The final day, just 190km to ride to Bluff and the job is done. It was a weird sensation to be that close to the finish. We all went through the morning routine knowing it’d be the last time. Up early, bags packed and out by the vans, breakfast and then get the bikes ready. I wanted to get out on the road as early as possible so I could cruise through the day.
Rob Q, Lee and I set off as a group about 20 minutes ahead of the main pack. Once Lee got over some initial excitement on the first little hill of the day we stuck to the cruisey pace. The morning breeze was chilly and we’d left wrapped in layers. Less than an hour in they were already coming off. Things were looking good for the promised fine day.
Our pace was easy enough that a couple of riders caught us by the first aid station. This was definitely a easy day, but I was enjoying the ride and the chance to chat a bit. The clouds were starting to burn off and the scenery was spectacular once again. Even the daunting profile chart was proving to be misleading with the worst of the hills being quite manageable. My expectations after day 14 were for a much tougher day.
Wind is a big factor in New Zealand riding, it’s why I mention it so often. The camp had got lucky and there were strong Easterlies today. Once we were riding the bottom of the island the wind was on our back. We may have been cruising, but we weren’t going slow for sure. By lunch the whole camp was ahead of schedule.
After days of cold, gray skies it was nice to relax in the sun for our break. It was probably the most leisurely lunch of the whole camp. All together everyone excited to be within 60km of the finish. From this point on we’d be riding as a group. The plan was to reach the end of the island together.
Once again those tailwinds helped us make great time as we rode two abreast down the coastal roads. I chatted with Tara about the trip and plans for the year ahead and time flew by. Soon we were on Bluff road and the town was in sight. Unfortunately the road turned to give us a headwind, but I was sat in the bunch so it wasn’t so bad.
A small group of brave cyclist wanted to ride up Bluff Hill. Significantly steep to the point that elites in the tour of the Southlands suffer. I chose to wait at the bottom with the rest of the group. So close to finishing it was quite surreal to be relaxing in the sun. The riders returned with stories of their struggles and Douglas’s back flip. It sounded fun, but I knew my legs just weren’t up to it anymore – they were about ready to go on strike.

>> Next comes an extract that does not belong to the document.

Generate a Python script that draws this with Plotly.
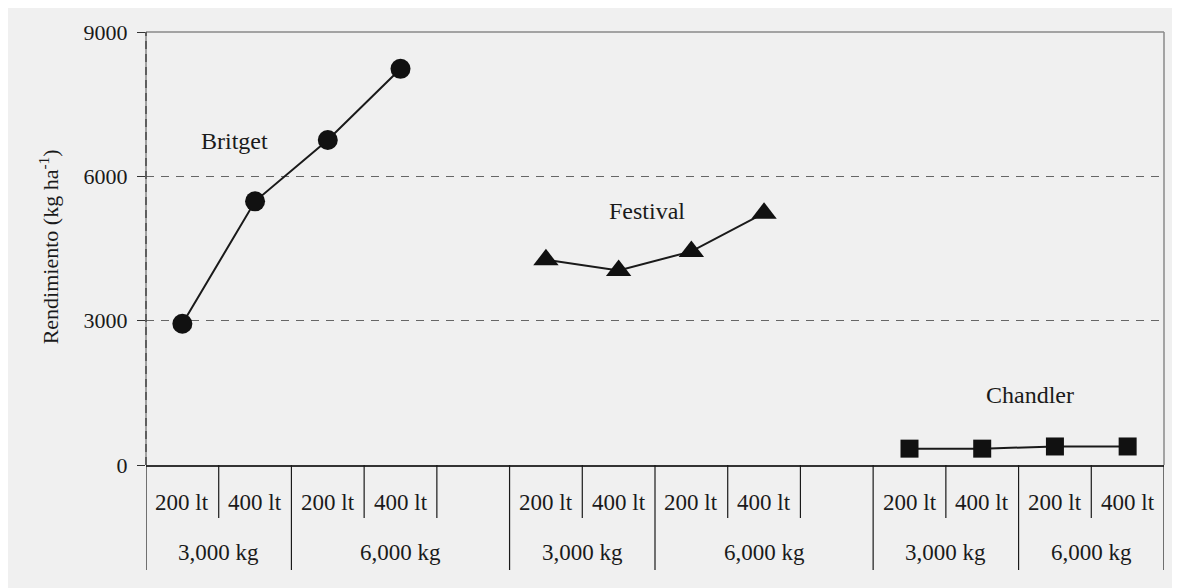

Regrouped we took the last two kilometres to the end of the road at a leisurely pace. There was the end of the road, the trip was over. It’s hard to describe the feelings pleasure at the achievement, a little disappointment it was over, relief too! That was it, the job was done. I can now say I’ve ridden the length of an entire country. I threw in a little swimming and running to add to the challenge too.
That wasn’t quite the end. A quick changeover into run kit and the majority of the group headed off on the running trails to run round the hill. That transformed into running over the hill at the far viewing point. Initial thoughts that it meant a shorter run were dispelled once I realise how steep the trail was. We climbed for ages. My calves were burning as we slowly ran our way to the top.
From the summit it was a very cautious run down the road a few of the guys had ridden up. It was as steep as they claimed. I was in no doubt I would have had to stop before the top if I’d tried. I think we all gained a lot of respect for those who did it after 15 days of riding.
At the bottom the van was waiting to shuttle us back to the hotel. I sat in the back thinking over the two weeks and all that I’d done. I’ve nothing profound to offer. Not now at least. It’s been an amazing experience, but I’ll save that for another time.
Finally some thanks. Thanks to John, Scott and Gordo for organising these camps. Particularly to John for all the work he does whilst still doing all the training. Massive thanks to Super Dave and the support crew. None of this would happend without their work. Of course, thanks to all the other Epic Campers for being great company and helping me get through. Hopefully I’ll be back on another camp in the future.